Rastafarians in Saint Lucia may follow the footsteps of their counterparts in Saint Kitts and Nevis, who now have the right to smoke marijuana in the privacy of their homes following a case brought against it by a Rastafarian of the twin-island federation.

That’s according to Burnet Sealy, chairman of the Caribbean Rastafarian Organization (CRO), in an interview with Loop News.

The case against the Government of Saint Kitts and Nevis was brought by Samande “Ras Iya” Reid, who represented himself against the Attorney General.

The landmark court ruling is not just for Rastafarians, but for anyone who uses marijuana in the privacy of their homes.

According to Sealy, who is also a member of the Iyonalo Council for the advancement of Rastafarians, if the Government of Saint Lucia does not amend the laws to allow them to smoke marijuana in the privacy of their homes, they will have no choice but to follow the footsteps of the Rastafarians in Saint Kitts and haul the government before the courts.

He said it was a campaign promise made a few years ago which needs to be honoured.

“If the government continues along that path we will take it before the courts in order to have the Dangerous Drug Act be amended,” Sealy said. He added that his only concern is that if the matter is taken to court it may be dragged on to frustrate them.

Sealy recalled that while on the campaign trail in 2016, both the now ruling United Workers Party (UWP) and the Saint Lucia Labour Party (SLP) had promised them that if they won the elections, they would amend the law as it relates to cannabis.

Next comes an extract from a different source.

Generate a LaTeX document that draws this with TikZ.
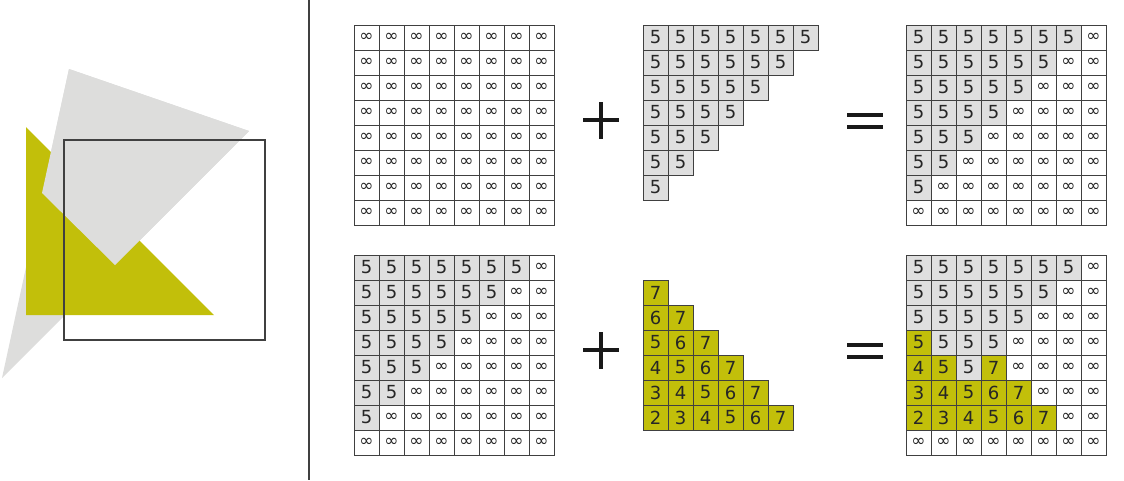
\documentclass[tikz,border=0pt]{standalone}
\usepackage{fontspec}
\setmainfont{DejaVu Sans}
\definecolor{depthyellow}{RGB}{194,191,10}
\definecolor{cellgrey}{RGB}{223,223,223}
\definecolor{shapegrey}{RGB}{221,221,220}

\begin{document}
\begin{tikzpicture}[
    x=1pt, y=-1pt,
    cell/.style={draw=black!75, line width=0.7pt, minimum size=25pt, inner sep=0pt, text=black!85},
    infcell/.style={cell, fill=white, font=\fontsize{17}{17}\selectfont},
    greycell/.style={cell, fill=cellgrey, font=\fontsize{18}{18}\selectfont},
    yellowcell/.style={cell, fill=depthyellow, font=\fontsize{18}{18}\selectfont},
    sign/.style={line width=4pt, black!90},
    divider/.style={line width=1.5pt, black!75}
]
\useasboundingbox (0,0) rectangle (1124,480);

% Scene: two intersecting triangles and the viewport
\fill[shapegrey] (69,69) -- (249,131) -- (2,378) -- cycle;
\fill[depthyellow] (26,127) -- (26,315) -- (214,315) -- cycle;
\fill[shapegrey] (69,69) -- (249,131) -- (115,265) -- (42,193) -- cycle;
\draw[black!75, line width=1.2pt] (64,140) rectangle (265,340);

% Divider
\draw[divider] (309,0) -- (309,480);

% Cleared depth buffer
\foreach \r in {1,...,8}
  \foreach \c in {1,...,8}
    \node[infcell] (clear-\r-\c) at ({341.5+25*\c},{12.5+25*\r}) {∞};

% Grey triangle
\foreach \r in {1,...,7}{
  \pgfmathtruncatemacro\n{8-\r}
  \foreach \c in {1,...,\n}
    \node[greycell] (grey-\r-\c) at ({630.5+25*\c},{12.5+25*\r}) {5};
}

% Buffer after grey triangle (twice)
\foreach \r in {1,...,8}
  \foreach \c in {1,...,8}{
    \ifnum\numexpr\c+\r\relax<9
      \node[greycell] (first-\r-\c) at ({893.5+25*\c},{12.5+25*\r}) {5};
      \node[greycell] (prev-\r-\c) at ({341.5+25*\c},{242.5+25*\r}) {5};
    \else
      \node[infcell] (first-\r-\c) at ({893.5+25*\c},{12.5+25*\r}) {∞};
      \node[infcell] (prev-\r-\c) at ({341.5+25*\c},{242.5+25*\r}) {∞};
    \fi
  }

% Yellow triangle
\foreach \r in {2,...,7}{
  \pgfmathtruncatemacro\n{\r-1}
  \foreach \c in {1,...,\n}{
    \pgfmathtruncatemacro\v{\c+8-\r}
    \node[yellowcell] (yellow-\r-\c) at ({630.5+25*\c},{242.5+25*\r}) {\v};
  }
}

% Buffer after both triangles
\foreach \r in {1,...,8}
  \foreach \c in {1,...,8}{
    \pgfmathtruncatemacro\g{(\c+\r<9) ? 5 : 99}
    \pgfmathtruncatemacro\y{(\c<\r && \r<8) ? \c+8-\r : 99}
    \ifnum\y>\g
      \node[greycell] (final-\r-\c) at ({893.5+25*\c},{242.5+25*\r}) {5};
    \else\ifnum\y<99
      \node[yellowcell] (final-\r-\c) at ({893.5+25*\c},{242.5+25*\r}) {\y};
    \else
      \node[infcell] (final-\r-\c) at ({893.5+25*\c},{242.5+25*\r}) {∞};
    \fi\fi
  }

% Operators
\draw[sign] (583,120) -- (619,120) (601,102) -- (601,139);
\draw[sign] (583,350) -- (619,350) (601,332) -- (601,369);
\draw[sign] (847,115) -- (883,115) (847,127) -- (883,127);
\draw[sign] (847,345) -- (883,345) (847,357) -- (883,357);

\end{tikzpicture}
\end{document}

He added that they even spoke about expunging the records of those persons incarcerated for having small amounts of marijuana in their possessions.

“It’s three years since the UWP is in office and they have not done what they had promised us,” Sealy lamented.

Sealy is further annoyed that government has asked to be furnished with more information on cannabis before it can amend the laws to facilitate them.

“What information?” asks Sealy, adding that over the years they have provided the public, including government officials, with much information regarding cannabis.

“We have been in consultation with government for a while….and up to today we have not given up,” Sealy said.

As it relates to the reduction in raids police carry out on the blocks, Sealy said it is of no solace to them. “The police still destroy marijuana plantations and that is where the marijuana on the blocks come from."

In the meantime, Sealy is making a clarion call to government to make good on its promise and amend the Dangerous Drug Act, saying that time is running out on them. “What is required is that the laws be changed,” Sealy stressed.

He lamented that so far, he has not seen any sign of urgency on the part of government to change the laws.